Guest Opinion Essay

Top Headlines for 10/17

Child Welfare

University of Massachusetts student Melissa Peterkin, writing an op-ed for the Boston Globe, reports on a state law that intended to alleviate the burden of college costs for foster children but instead caused them to incur more debt.

The number of children put into foster care in Hawaii has dropped by more than 50 percent because of a new approach being used by social workers, reports The Maui News.

Nebraska has put the head of its mental health hospitals in charge of the child welfare system for the time being, reports the Omaha World-Herald. Scot Adams steps in for Todd Reckling, the embattled former director who resigned last month.

Oklahoma’s Department of Human Services misrepresented the percent of children in out-of-home custody who were maltreated or abused, reports Randy Ellis, Nolan Clay and Robby Trammell of The Oklahoman.

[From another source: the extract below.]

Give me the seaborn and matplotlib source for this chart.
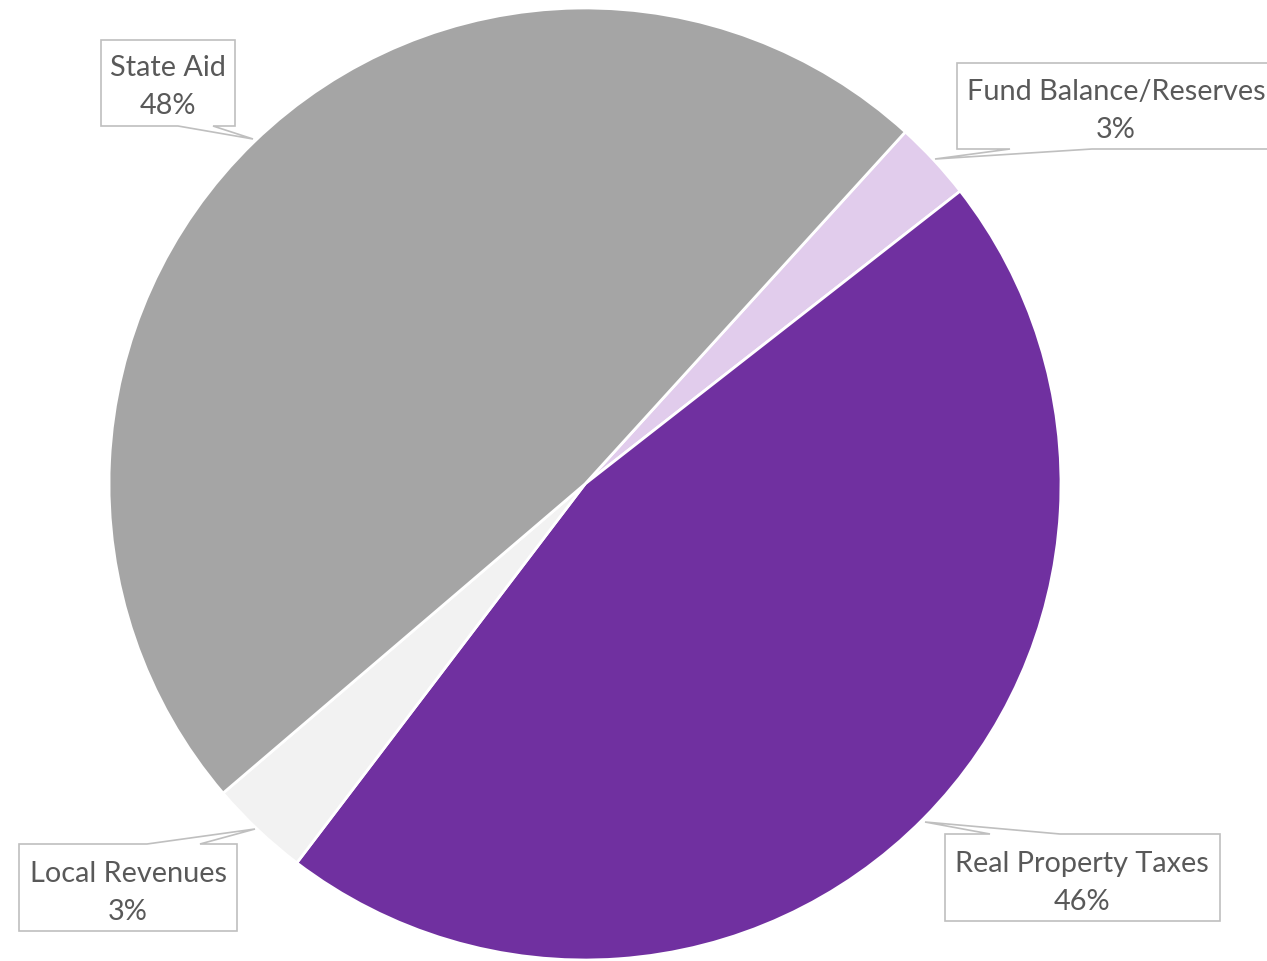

DHS officials said the misrepresentation was an honest mistake.

Education/Jobs

Washington Post education columnist Jay Mathews reports on the erratic state of community college placement systems in the United States, where one college might give enrolling students credits for work that another school might make them augment with remedial education.

The fact that children of same-sex couples cannot accurately portray family finances on federal forms can sometimes challenge their ability to get the right amount of financial aid, reports Tara Siegel Bernard of the New York Times.

It’s rough going out there for Connecticut’s young adults trying to find a job, reports Daniel Atkinson of Patch-Meriden. The situation is even worse for young Hispanic and black workers, who posted 17.8 percent and 15.6 percent unemployment, respectively.

In California, a county attempts to get all of its school districts on the same page when it comes to bullying policies and anti-bullying tactics, reports Neil Gonzales of the San Mateo County Times.

Chris Kirkham of the Huffington Post files this fascinating in-depth look at the changes to Education Management Corp. after Goldman Sachs became a major investor five years ago. A chilling account of the new recruiting strategy after the buyout, from one former admissions employee who spoke with Kirkham:

“You’d probe to find a weakness,” said Brian Klein, a former admissions employee who worked for three years at Argosy University Online, one of four major colleges operated by EDMC. “You basically take all that failure and all those bad decisions, and you spin it around and put it right back in their face as guilt, to go to this shitty university and run up all of this debt.”

Juvenile Justice

In Richland County, Ohio, a strange thing has happened with a state law aimed at curbing teenage dating violence, reports Jessie Balmert and Mark Caudill of the Mansfield News-Journal. Of the nine requests for civil protection orders, eight were for girls seeking protection from other girls.